The Ichimoku Cloud is a group of indicators that are used together to form a trading system. While the name implies that this is a single cloud, the reality is that the Ichimoku is a group of clouds that can be used to create trading signals. This grouping of clouds creates an equilibrium chart that can be used to find specific information within a trend, as well as the support and resistance levels, which can assist you with risk management. Additionally, the cloud provides trend following, momentum, and overbought/ oversold signals. The Ichimoku Cloud was developed by the journalist Goichi Hosoda and published in his 1969 book.
The Ichimoku Cloud Calculation
Goichi Hosoda created default calculations that describe what is encapsulated in the Ichimoku Cloud. The first default setting provides information that describes the conversion line, the baseline and the cloud formation.
- Tenkan-sen is the 9-period moving average. The moving average is the average of the high and the low on a specific day. The MT4 charting software offered by Rakuten Securities Australia automatically generates this calculation.
- Kijun-sen is the baseline or Kijun-sen which is the 26-period moving average, calculated by adding the high and low and dividing them by two over the 26-periods.
- The Senkou Span A is the mid-point between the conversion line and the baseline.
- The Senkou Span B is calculated by finding the average between the 52-period high and the 52-period low.
- The Chikou Span is the daily close of an exchange rate or asset during the past 26-days.
How to Trade Using the Ichimoku Cloud
You can use the Ichimoku cloud in multiple ways to identify a trend within a currency pair.
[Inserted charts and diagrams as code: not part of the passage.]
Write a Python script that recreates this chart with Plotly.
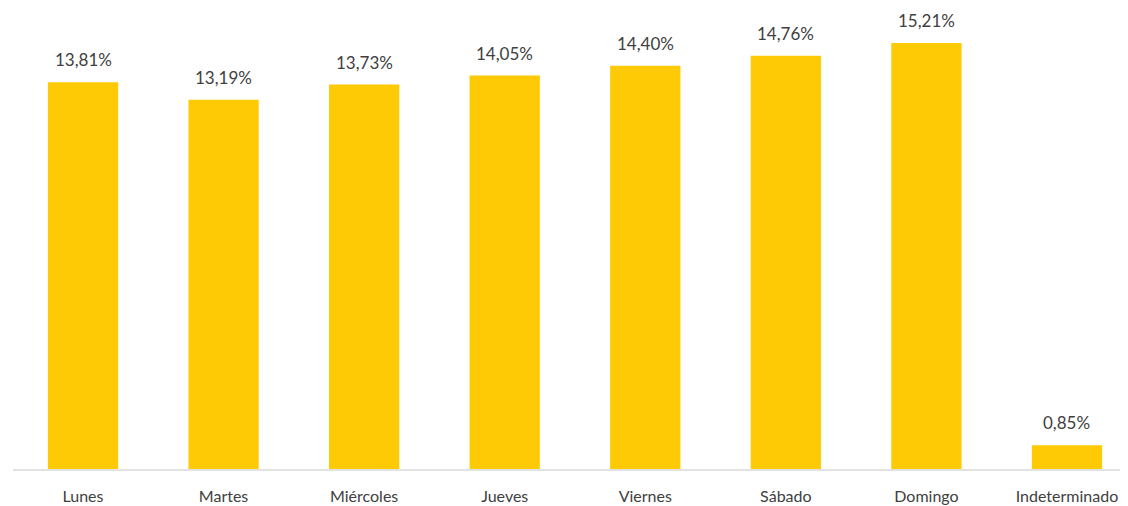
import plotly.graph_objects as go

# Day of week distribution (percent)
dias = ["Lunes", "Martes", "Miércoles", "Jueves", "Viernes", "Sábado", "Domingo", "Indeterminado"]
porcentajes = [13.81, 13.19, 13.73, 14.05, 14.40, 14.76, 15.21, 0.85]
etiquetas = ["13,81%", "13,19%", "13,73%", "14,05%", "14,40%", "14,76%", "15,21%", "0,85%"]

BAR_COLOR = "#FECA05"
TEXT_COLOR = "#404040"
FONT = "Lato"

fig = go.Figure()

fig.add_trace(
    go.Bar(
        x=dias,
        y=porcentajes,
        marker=dict(color=BAR_COLOR, line=dict(width=0)),
        width=0.5,
        hoverinfo="x+y",
    )
)

# value labels above each bar
for d, v, t in zip(dias, porcentajes, etiquetas):
    fig.add_annotation(
        x=d,
        y=v,
        text=t,
        showarrow=False,
        yanchor="bottom",
        yshift=10,
        font=dict(family=FONT, size=17, color=TEXT_COLOR),
    )

# page body has an 8px margin, so the figure is sized to fit inside the window
fig.update_layout(
    width=1120,
    height=498,
    margin=dict(l=5, r=0, t=13, b=37),
    plot_bgcolor="white",
    paper_bgcolor="white",
    showlegend=False,
    font=dict(family=FONT, color=TEXT_COLOR),
    xaxis=dict(
        range=[-0.498, 7.434],
        showgrid=False,
        showline=True,
        linecolor="#E2E2E2",
        linewidth=1.5,
        ticks="",
        tickfont=dict(family=FONT, size=16, color=TEXT_COLOR),
        ticklabelstandoff=12,
    ),
    yaxis=dict(
        range=[0, 16],
        visible=False,
        showgrid=False,
        zeroline=False,
    ),
)

fig.write_html("out.html")
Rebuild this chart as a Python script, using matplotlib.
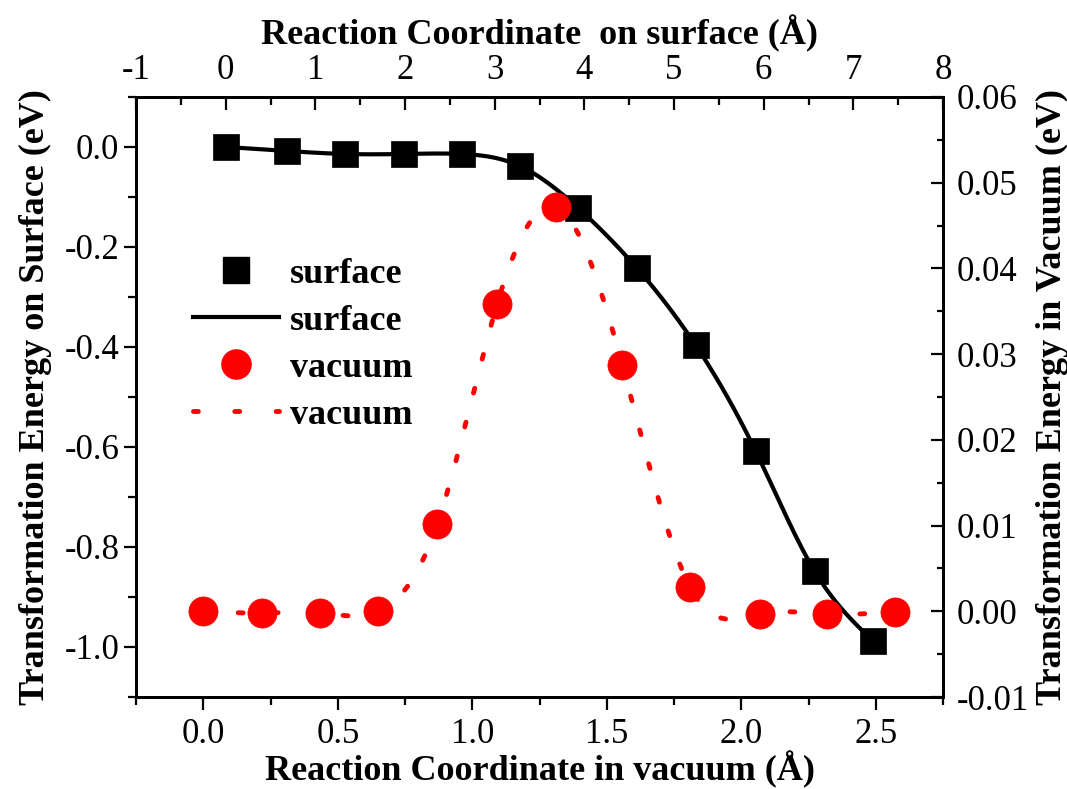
import numpy as np
import matplotlib
matplotlib.use('Agg')
import matplotlib.pyplot as plt
from matplotlib.lines import Line2D
from matplotlib.ticker import MultipleLocator, FormatStrFormatter

# surface path (top x axis, left y axis)
surface_x = [0.0, 0.68, 1.33, 1.99, 2.63, 3.28, 3.93, 4.59, 5.24, 5.91, 6.57, 7.22]
surface_y = [0.0, -0.008, -0.014, -0.014, -0.014, -0.038, -0.122, -0.243,
             -0.396, -0.608, -0.849, -0.988]

# vacuum path (bottom x axis, right y axis)
vacuum_x = [0.0, 0.219, 0.435, 0.651, 0.870, 1.093, 1.312, 1.558, 1.810, 2.071, 2.320, 2.572]
vacuum_y = [0.0, -0.0002, -0.0002, 0.0, 0.0102, 0.0359, 0.0472, 0.0287,
            0.0028, -0.0003, -0.0003, -0.0001]


def spline(x, y, n=400):
    # natural cubic spline, like Origin's "spline" connector
    x = np.asarray(x, float)
    y = np.asarray(y, float)
    h = np.diff(x)
    k = len(x)
    A = np.zeros((k, k))
    b = np.zeros(k)
    A[0, 0] = A[-1, -1] = 1
    for i in range(1, k - 1):
        A[i, i - 1] = h[i - 1]
        A[i, i] = 2 * (h[i - 1] + h[i])
        A[i, i + 1] = h[i]
        b[i] = 6 * ((y[i + 1] - y[i]) / h[i] - (y[i] - y[i - 1]) / h[i - 1])
    M = np.linalg.solve(A, b)
    xs = np.linspace(x[0], x[-1], n)
    j = np.clip(np.searchsorted(x, xs) - 1, 0, k - 2)
    t0 = x[j + 1] - xs
    t1 = xs - x[j]
    ys = (M[j] * t0 ** 3 + M[j + 1] * t1 ** 3) / (6 * h[j]) \
        + (y[j] / h[j] - M[j] * h[j] / 6) * t0 \
        + (y[j + 1] / h[j] - M[j + 1] * h[j] / 6) * t1
    return xs, ys


plt.rcParams['font.family'] = ['Liberation Serif', 'DejaVu Serif']
plt.rcParams['axes.unicode_minus'] = False
plt.rcParams['axes.linewidth'] = 2.0

fig = plt.figure(figsize=(10.67, 7.89), dpi=100)
ax = fig.add_axes([0.1275, 0.1166, 0.7563, 0.7605])
ax.set_xlim(-0.25, 2.75)
ax.set_ylim(-1.1, 0.1)
ax_top = ax.twiny()
ax_top.set_xlim(-1, 8)
ax_right = ax.twinx()
ax_right.set_ylim(-0.01, 0.06)

# surface curve
sx, sy = spline(surface_x, surface_y)
ax_top.plot(sx, sy, color='black', lw=3, solid_capstyle='round')
ax_top.plot(surface_x, surface_y, 's', color='black', ms=19, mew=0.5)

# vacuum curve
vx, vy = spline(vacuum_x, vacuum_y)
ax_right.plot(vx, vy, color='red', lw=3.5, dashes=(1.0, 6.2), dash_capstyle='round')
ax_right.plot(vacuum_x, vacuum_y, 'o', color='red', ms=21, mew=0.5)

# ticks
ax.xaxis.set_major_locator(MultipleLocator(0.5))
ax.xaxis.set_minor_locator(MultipleLocator(0.25))
ax.xaxis.set_major_formatter(FormatStrFormatter('%.1f'))
ax.yaxis.set_major_locator(MultipleLocator(0.2))
ax.yaxis.set_minor_locator(MultipleLocator(0.1))
ax.yaxis.set_major_formatter(FormatStrFormatter('%.1f'))
ax.tick_params(which='both', direction='out', labelsize=25, width=1.6,
               top=False, right=False)
ax.tick_params(which='major', length=9)
ax.tick_params(which='minor', length=5.5)
ax.tick_params(axis='x', pad=6)
ax.tick_params(axis='y', pad=3)

ax_top.xaxis.set_major_locator(MultipleLocator(1))
ax_top.xaxis.set_minor_locator(MultipleLocator(0.5))
ax_top.xaxis.set_major_formatter(FormatStrFormatter('%d'))
ax_top.tick_params(which='both', direction='in', labelsize=25, width=1.6, pad=7)
ax_top.tick_params(which='major', length=9)
ax_top.tick_params(which='minor', length=5.5)

ax_right.yaxis.set_major_locator(MultipleLocator(0.01))
ax_right.yaxis.set_minor_locator(MultipleLocator(0.005))
ax_right.yaxis.set_major_formatter(FormatStrFormatter('%.2f'))
ax_right.tick_params(which='both', direction='in', labelsize=25, width=1.6, pad=10)
ax_right.tick_params(which='major', length=9)
ax_right.tick_params(which='minor', length=4)

lab = dict(fontsize=26, fontweight='bold')
ax.set_xlabel('Reaction Coordinate in vacuum (Å)', labelpad=0, **lab)
ax.set_ylabel('Transformation Energy on Surface (eV)', labelpad=9, **lab)
ax_top.set_xlabel('Reaction Coordinate  on surface (Å)', labelpad=7, **lab)
ax_right.set_ylabel('Transformation Energy in Vacuum (eV)', labelpad=5, **lab)

handles = [
    Line2D([], [], ls='none', marker='s', color='black', ms=19),
    Line2D([], [], color='black', lw=3),
    Line2D([], [], ls='none', marker='o', color='red', ms=21),
    Line2D([], [], color='red', lw=3.5, dashes=(1.0, 7.5), dash_capstyle='round'),
]
ax_right.legend(handles, ['surface', 'surface', 'vacuum', 'vacuum'],
                loc='upper left', bbox_to_anchor=(0.07, 0.732), frameon=False,
                prop=dict(size=26, weight='bold'), borderpad=0, borderaxespad=0,
                handlelength=2.4, handletextpad=0.3, labelspacing=0.38)

fig.savefig('out.png', dpi=100)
The first technique is straight forward. When the price of a currency pair is above the cloud, an uptrend is in place. When prices are below the cloud, a downtrend is in place. When the prices are at the cloud, then the trend is neutral. A second way to determine a trend is to evaluate the strength of the trend. When the leading span A (the green cloud line) is rising and is above the Leading Span B which is the red cloud line an uptrend is considered in place. A downtrend is considered to be in place when the green cloud line is declining and is below the red cloud line. When the 9-period moving average is above the 26-period moving average an uptrend is in place. Conversely, when the 9-period moving average is declining and is below the 26-period moving average a downtrend is in place.
Ichimoku Cloud Signals
You can use a combination of the exchange rate of a currency pair, the conversion, and baselines to identify signals. The most efficient bullish signals occur when the exchange rate is above the cloud. The most efficient bearish signals occur when the exchange rate is below the cloud. The underlying theme is that you want to trade in the direction of the trend.
Bullish and Bearish Crossover Signals
Conversion-Base Line Signals occur when either the conversion line crosses below the baseline (bearish signal) or the conversion line crosses above the baseline (bullish signal). In the chart of the GBP/USD, the bearish signal that occurred in February happened with the exchange rate was below the cloud and the conversion line crossed below the baseline. You can see that in early June 2020, the conversion line crossed above the baseline when the exchange rate was above the cloud. There are several scenarios where the conversion line crosses above or below the baseline, but not as many occur when the trend is pointing in the direction of the signal.
Short-term Price to Base Line Signals
Within the larger trend, there are short-term overbought and oversold signals that are created with a combination of the exchange rate and the baseline. With the price trading above the cloud, a pull-back in the exchange rate will occur when the exchange rate moves below the baseline. When this occurs there is a decline in the exchange rate which is part of the larger trend. This creates the setup. When the exchange rate rises back above the baseline a bullish signal is generated. Alternatively, a bearish price to the base line would initially begin when the exchange rate is trading below the cloud. The exchange rate will rise above the baseline. When it declines below the baseline a short-term bearish signal is generated.
Momentum, Trends, and Overbought-Oversold Triggers
The Ichimoku Cloud is a comprehensive trading tool that incorporates trends, momentum, and overbought/oversold triggers. Recall, a bullish trend is in place when the price is above the cloud. Momentum accelerates when the conversion signal crosses above the baseline. This is similar to the crossover buy signal generated by the MACD (moving average convergence divergence) If the price moves below the baseline when the price was above the cloud before the move, an oversold trigger is kicked off generating a buy signal. The bearish signal also has these three components. When the price is below the cloud a bearish trend is in place. A bearish momentum signal is kicked off when the conversion line crosses below the baseline. If the exchange rate rises above the baseline and the exchange rate is below the cloud initially, then when the exchange rate crosses back through the baseline an overbought bearish trigger is activated
The Bottom Line
The Ichimoku Cloud provides a trading system that gives many different bullish and bearish signals. It was first introduced by journalist Goichi Hosoda and published in his 1969 book. Your MT4 offered by Rakuten Securities Australia will provide all the default settings to allow you to view the signals in real-time. If you are interested in changing the default calculations the process is as simple as changing the settings. You can use the Ichimoku Cloud system to identify trends, as well as to find momentum and overbought/oversold signals.